Frank Lloyd Wright in Chicago
The renowned architect lived and worked in the Chicago area for the first twenty years of his career and left it with a vast collection of his prairie house designs. Most of the homes are privately owned, but there are several operated by the Frank Lloyd Wright Trust and open for tours.

We chose to tour Wright’s residence and adjoining studio in Oak Park. While the prairie home design was different, it followed basic constructs of late 19th century perceptions of what a family home should look like. Wright was only twenty-one when he designed his impressive Oak Park home and thirty when he designed the studio. I think the greatest enjoyment for me was seeing the contrasts between Oak Park and the Fallingwater residence we had visited outside of Pittsburgh.


The differences between each home’s environments obviously would demand and conjure up practical and creative differences, but the contrasts I’m referring to are the varying levels of Wright’s growth and development into a true creative. He was sixty-eight when he designed Fallingwater, and had obviously freed himself from designing within perceptions other than his own.
The tour took us about an hour and half and afterwards, we walked around the historic neighbor enjoying other beautiful homes. The Trust offers a self-guided audio tour of other FLW designed homes in the area but we opted to go it on our own.
Adler Planetarium

Trey joined me for an early morning yoga class at the Adler Planetarium. It was his first yoga class and as he said, “it got my heart going.” The class was held in the Granger Sky Theater and we moved from pose to pose while constellations and the Milky Way crossed above and around us. We then ended in resting pose while lying under a massive full moon. It was a pretty incredible experience for this yogi!

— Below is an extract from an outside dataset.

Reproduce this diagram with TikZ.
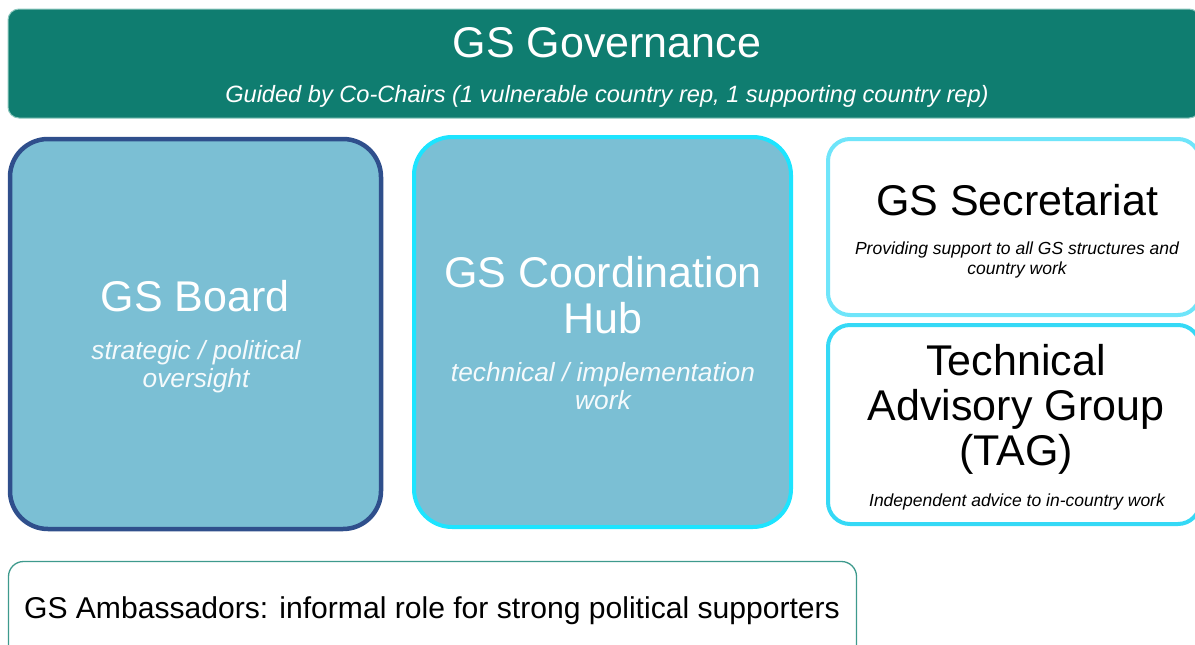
\documentclass[tikz,border=0pt]{standalone}
\usepackage{fontspec}
\setmainfont{Liberation Sans}
\definecolor{govteal}{HTML}{0F7D70}
\definecolor{govedge}{HTML}{8CC7BE}
\definecolor{boxfill}{HTML}{7BBFD4}
\definecolor{boardedge}{HTML}{2F4F8C}
\definecolor{hubedge}{HTML}{1DE4FF}
\definecolor{secedge}{HTML}{6FE5FA}
\definecolor{tagedge}{HTML}{35D9F6}
\definecolor{ambedge}{HTML}{3E9A8D}
\tikzset{
  panel/.style={rectangle, inner sep=0pt, outer sep=0pt},
  bigtxt/.style={font=\fontsize{43}{46}\selectfont, anchor=base, inner sep=0pt},
  midtxt/.style={font=\fontsize{26.3}{28}\selectfont\itshape, anchor=base, inner sep=0pt},
  smalltxt/.style={font=\fontsize{17.5}{20}\selectfont\itshape, anchor=base, inner sep=0pt},
}
\begin{document}
\begin{tikzpicture}[x=1pt,y=-1pt]
\useasboundingbox (0,0) rectangle (1195,645);
\clip (0,0) rectangle (1195,645);

% governance banner
\node[panel, fill=govteal, draw=govedge, line width=1pt, rounded corners=11pt,
      minimum width=1192pt, minimum height=109pt] (gov) at (604,63.5) {};
\node[bigtxt, text=white] (govtitle) at (607,57) {GS Governance};
\node[font=\fontsize{23.6}{26}\selectfont\itshape, anchor=base, inner sep=0pt, text=white]
      (govsub) at (607,102) {Guided by Co-Chairs (1 vulnerable country rep, 1 supporting country rep)};

% board
\node[panel, fill=boxfill, draw=boardedge, line width=4.5pt, rounded corners=38pt,
      minimum width=371pt, minimum height=390pt] (board) at (195.5,334) {};
\node[bigtxt, text=white] (boardtitle) at (195,311) {GS Board};
\node[midtxt, text=white!92!boxfill] (boardl1) at (196,359) {strategic / political};
\node[midtxt, text=white!92!boxfill] (boardl2) at (196,387) {oversight};

% coordination hub
\node[panel, fill=boxfill, draw=hubedge, line width=4pt, rounded corners=38pt,
      minimum width=377pt, minimum height=390pt] (hub) at (602.5,332) {};
\node[bigtxt, text=white] (hubt1) at (603,287) {GS Coordination};
\node[bigtxt, text=white] (hubt2) at (603,333) {Hub};
\node[midtxt, text=white!92!boxfill] (hubl1) at (603,381) {technical / implementation};
\node[midtxt, text=white!92!boxfill] (hubl2) at (603,409) {work};

% secretariat
\node[panel, fill=white, draw=secedge, line width=4pt, rounded corners=22pt,
      minimum width=372pt, minimum height=176pt] (sec) at (1014,227) {};
\node[bigtxt] (sect) at (1017,215) {GS Secretariat};
\node[smalltxt] (secl1) at (1017,254) {Providing support to all GS structures and};
\node[smalltxt] (secl2) at (1017,274) {country work};

% technical advisory group
\node[panel, fill=white, draw=tagedge, line width=4pt, rounded corners=22pt,
      minimum width=372pt, minimum height=199pt] (tag) at (1014,424.5) {};
\node[bigtxt] (tagt1) at (1016,375) {Technical};
\node[bigtxt] (tagt2) at (1016,420) {Advisory Group};
\node[bigtxt] (tagt3) at (1016,465) {(TAG)};
\node[smalltxt] (tagl1) at (1017,506) {Independent advice to in-country work};

% ambassadors
\node[panel, fill=white, draw=ambedge, line width=1.3pt, rounded corners=15pt,
      minimum width=848pt, minimum height=110pt] (amb) at (432.5,616.5) {};
\node[font=\fontsize{30.1}{32}\selectfont, anchor=base, inner sep=0pt]
      (ambt) at (432,618) {GS Ambassadors: informal role for strong political supporters};
\end{tikzpicture}
\end{document}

The Adler sits on the bank of Lake Michigan, opened in 1930 and was the U.S.’s first planetarium. It continues operating as an astronomy and astrophysics research center and offers many workshops and educational opportunities to the general public. It also serves as a museum and houses some fascinating centuries-old tools used in studying, measuring and mapping the stars. One can catch a short film that carries watchers through the cosmos, or “ride” the Atwood planetarium — a metal sphere constructed in 1913 that holds eight people and rotates around them. The stars are actually light that emits from holes that were punched through the metal at varying sizes. The sphere and holes create a scale model of the observable night sky from the perspective of being anywhere and everywhere on earth.
General Sight-Seeing
There is much more to do and see in and around the area of the planetarium, including simply sight-seeing, which is what we did for the remaining afternoon. We walked along Lake Michigan and watched the boats go in and out of the harbor…

…explored Millennium Park, played and posed in front of the Cloud Gate…

…ate tacos while listening to a salsa band on the patio of The Plaza Grill…

and marveled at the abounding architecture and public art.

Art Institute of Chicago
We’re often asked about the parts of our U.S. tour that were our favorites. Well, in the art museum category, Trey and I hands down agree that the Art Institute of Chicago was nothing short of spectacular.

We had heard that one should plan to spend a day there, so, based on several past frustrating experiences in which we had not heeded such advice, we devoted an entire day to exploring the institute. It ended up not being enough time, but what we did explore of the three building, four level museum was pretty darn amazing.

Their collection seems to represent every age, culture and medium across the globe – from ancient Greek vases, thousand year old Mesoamerican figurines, and renaissance period armor…

…to American folk art, famous modern and postmodernism paintings, mid-century architecture, and film and photograph of all sorts, to name a few.

We left the museum with the agreement that we would visit it again and then headed off in the rain to find dinner.

I feel that the evening walk in the rain provided us with a good sense of Chicago’s vibe and beauty.

Dinner ended up being Italian at Tesori Trattoria and Bar. It was one of those occasions in which we were too famished to remember to take photos – a perfect ending to a perfect day. Plus, the carbs and wine helped us to get a good night’s sleep and prepare for the two-day trek to South Dakota.